[What is needed]: Leave the pictures out, and retype all of the material exactly as written.

*** Information shown

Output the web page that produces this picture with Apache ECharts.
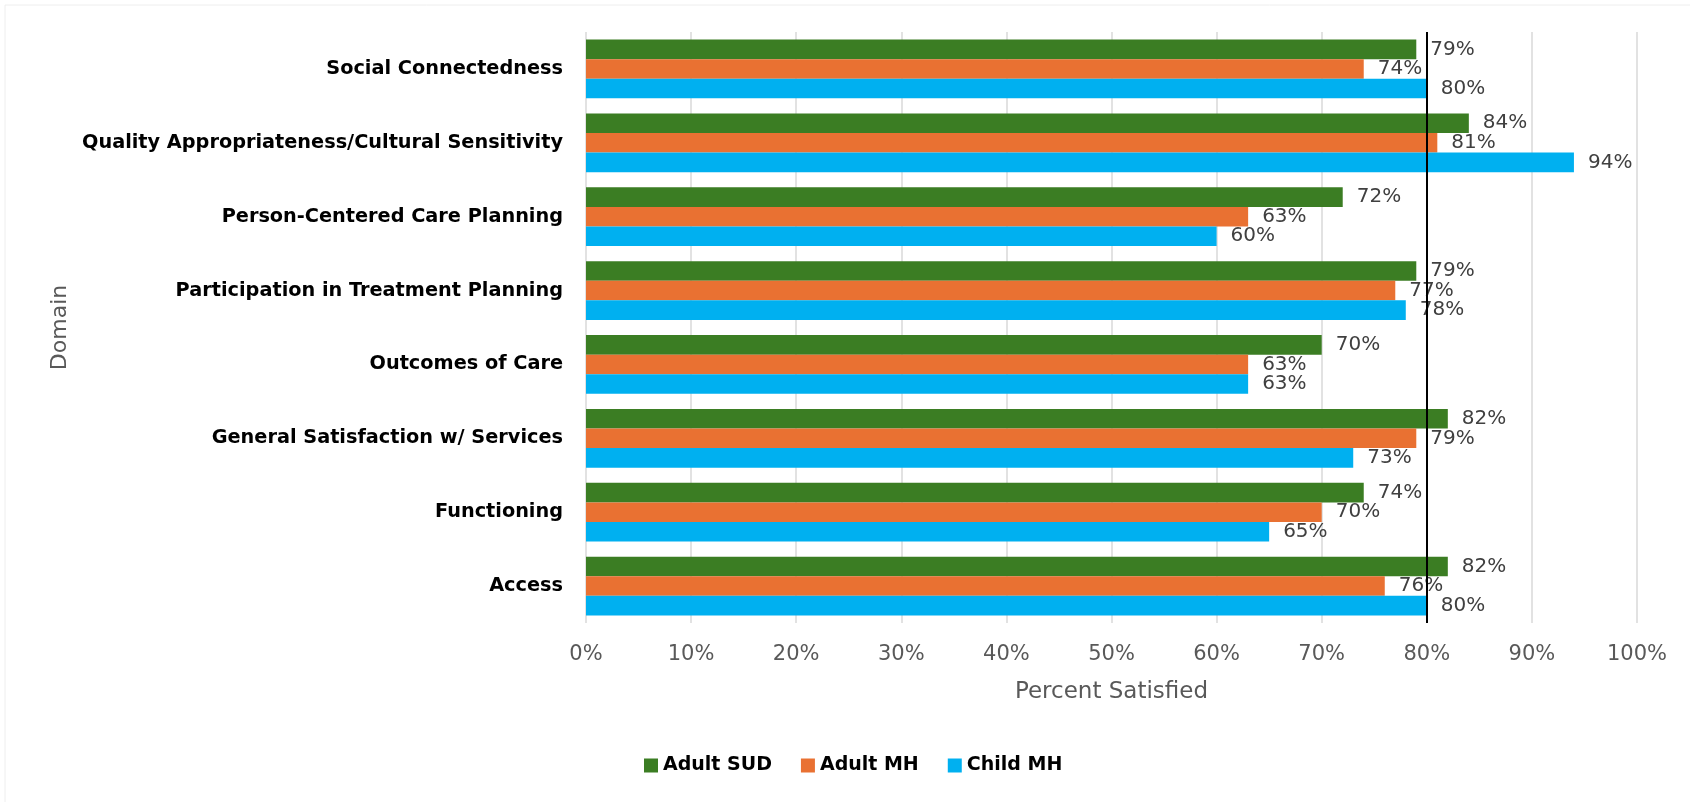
<!DOCTYPE html>
<html>
<head>
<meta charset="utf-8">
<script src="https://cdn.jsdelivr.net/npm/echarts@6/dist/echarts.min.js"></script>
<style>
  html, body { margin: 0; padding: 0; background: #ffffff; }
  #chart { width: 1690px; height: 802px; }
</style>
</head>
<body>
<div id="chart"></div>
<script>
// Survey domains, listed top to bottom
const domains = [
  'Social Connectedness',
  'Quality Appropriateness/Cultural Sensitivity',
  'Person-Centered Care Planning',
  'Participation in Treatment Planning',
  'Outcomes of Care',
  'General Satisfaction w/ Services',
  'Functioning',
  'Access'
];

// Percent satisfied per population
const adultSUD = [79, 84, 72, 79, 70, 82, 74, 82];
const adultMH  = [74, 81, 63, 77, 63, 79, 70, 76];
const childMH  = [80, 94, 60, 78, 63, 73, 65, 80];

// Benchmark line
const benchmark = 80;

// Value axis ticks
const axisMin = 0, axisMax = 100, axisStep = 10;

const FONT = '"DejaVu Sans", sans-serif';

const chart = echarts.init(document.getElementById('chart'), null, { renderer: 'canvas' });

const labelStyle = {
  show: true,
  position: 'right',
  distance: 14,
  formatter: p => p.value + '%',
  color: '#404040',
  fontFamily: FONT,
  fontSize: 20
};

function barSeries(name, data, color) {
  return {
    name: name,
    type: 'bar',
    data: data,
    barGap: '0%',
    barCategoryGap: '20.5%',
    itemStyle: { color: color },
    label: labelStyle,
    emphasis: { disabled: true }
  };
}

const series = [
  barSeries('Adult SUD', adultSUD, '#3B7D23'),
  barSeries('Adult MH', adultMH, '#E97132'),
  barSeries('Child MH', childMH, '#00B0F0')
];

series[2].markLine = {
  silent: true,
  symbol: 'none',
  label: { show: false },
  lineStyle: { color: '#000000', width: 2, type: 'solid' },
  data: [{ xAxis: benchmark }]
};

chart.setOption({
  animation: false,
  textStyle: { fontFamily: FONT },
  graphic: [{
    type: 'rect',
    shape: { x: 5, y: 5, width: 2000, height: 2000 },
    style: { fill: 'none', stroke: '#eeeeee', lineWidth: 1 },
    silent: true
  }],
  grid: { left: 586, right: 53, top: 32, bottom: 179 },
  legend: {
    left: 639,
    top: 751,
    itemWidth: 14,
    itemHeight: 14,
    itemGap: 29,
    icon: 'rect',
    selectedMode: false,
    textStyle: { color: '#000000', fontWeight: 'bold', fontSize: 19, fontFamily: FONT },
    data: ['Adult SUD', 'Adult MH', 'Child MH']
  },
  xAxis: {
    type: 'value',
    min: axisMin,
    max: axisMax,
    interval: axisStep,
    name: 'Percent Satisfied',
    nameLocation: 'middle',
    nameGap: 58,
    nameTextStyle: { color: '#595959', fontSize: 23, fontFamily: FONT },
    axisLine: { show: false },
    axisTick: { show: false },
    axisLabel: { formatter: '{value}%', color: '#595959', fontSize: 21, margin: 21, fontFamily: FONT },
    splitLine: { show: true, lineStyle: { color: '#d9d9d9', width: 1.5 } }
  },
  yAxis: {
    type: 'category',
    data: domains,
    inverse: true,
    name: 'Domain',
    nameLocation: 'middle',
    nameRotate: 90,
    nameGap: 515,
    nameTextStyle: { color: '#595959', fontSize: 22, fontFamily: FONT },
    axisLine: { show: false },
    axisTick: { show: false },
    axisLabel: { color: '#000000', fontWeight: 'bold', fontSize: 19.3, margin: 23, fontFamily: FONT },
    splitLine: { show: false }
  },
  series: series
});
</script>
</body>
</html>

******

[Response to this task]:
Output the web page that produces this picture with Apache ECharts.
<!DOCTYPE html>
<html>
<head>
<meta charset="utf-8">
<script src="https://cdn.jsdelivr.net/npm/echarts@6/dist/echarts.min.js"></script>
<style>
  html, body { margin: 0; padding: 0; background: #ffffff; }
  #chart { width: 1690px; height: 802px; }
</style>
</head>
<body>
<div id="chart"></div>
<script>
// Survey domains, listed top to bottom
const domains = [
  'Social Connectedness',
  'Quality Appropriateness/Cultural Sensitivity',
  'Person-Centered Care Planning',
  'Participation in Treatment Planning',
  'Outcomes of Care',
  'General Satisfaction w/ Services',
  'Functioning',
  'Access'
];

// Percent satisfied per population
const adultSUD = [79, 84, 72, 79, 70, 82, 74, 82];
const adultMH  = [74, 81, 63, 77, 63, 79, 70, 76];
const childMH  = [80, 94, 60, 78, 63, 73, 65, 80];

// Benchmark line
const benchmark = 80;

// Value axis ticks
const axisMin = 0, axisMax = 100, axisStep = 10;

const FONT = '"DejaVu Sans", sans-serif';

const chart = echarts.init(document.getElementById('chart'), null, { renderer: 'canvas' });

const labelStyle = {
  show: true,
  position: 'right',
  distance: 14,
  formatter: p => p.value + '%',
  color: '#404040',
  fontFamily: FONT,
  fontSize: 20
};

function barSeries(name, data, color) {
  return {
    name: name,
    type: 'bar',
    data: data,
    barGap: '0%',
    barCategoryGap: '20.5%',
    itemStyle: { color: color },
    label: labelStyle,
    emphasis: { disabled: true }
  };
}

const series = [
  barSeries('Adult SUD', adultSUD, '#3B7D23'),
  barSeries('Adult MH', adultMH, '#E97132'),
  barSeries('Child MH', childMH, '#00B0F0')
];

series[2].markLine = {
  silent: true,
  symbol: 'none',
  label: { show: false },
  lineStyle: { color: '#000000', width: 2, type: 'solid' },
  data: [{ xAxis: benchmark }]
};

chart.setOption({
  animation: false,
  textStyle: { fontFamily: FONT },
  graphic: [{
    type: 'rect',
    shape: { x: 5, y: 5, width: 2000, height: 2000 },
    style: { fill: 'none', stroke: '#eeeeee', lineWidth: 1 },
    silent: true
  }],
  grid: { left: 586, right: 53, top: 32, bottom: 179 },
  legend: {
    left: 639,
    top: 751,
    itemWidth: 14,
    itemHeight: 14,
    itemGap: 29,
    icon: 'rect',
    selectedMode: false,
    textStyle: { color: '#000000', fontWeight: 'bold', fontSize: 19, fontFamily: FONT },
    data: ['Adult SUD', 'Adult MH', 'Child MH']
  },
  xAxis: {
    type: 'value',
    min: axisMin,
    max: axisMax,
    interval: axisStep,
    name: 'Percent Satisfied',
    nameLocation: 'middle',
    nameGap: 58,
    nameTextStyle: { color: '#595959', fontSize: 23, fontFamily: FONT },
    axisLine: { show: false },
    axisTick: { show: false },
    axisLabel: { formatter: '{value}%', color: '#595959', fontSize: 21, margin: 21, fontFamily: FONT },
    splitLine: { show: true, lineStyle: { color: '#d9d9d9', width: 1.5 } }
  },
  yAxis: {
    type: 'category',
    data: domains,
    inverse: true,
    name: 'Domain',
    nameLocation: 'middle',
    nameRotate: 90,
    nameGap: 515,
    nameTextStyle: { color: '#595959', fontSize: 22, fontFamily: FONT },
    axisLine: { show: false },
    axisTick: { show: false },
    axisLabel: { color: '#000000', fontWeight: 'bold', fontSize: 19.3, margin: 23, fontFamily: FONT },
    splitLine: { show: false }
  },
  series: series
});
</script>
</body>
</html>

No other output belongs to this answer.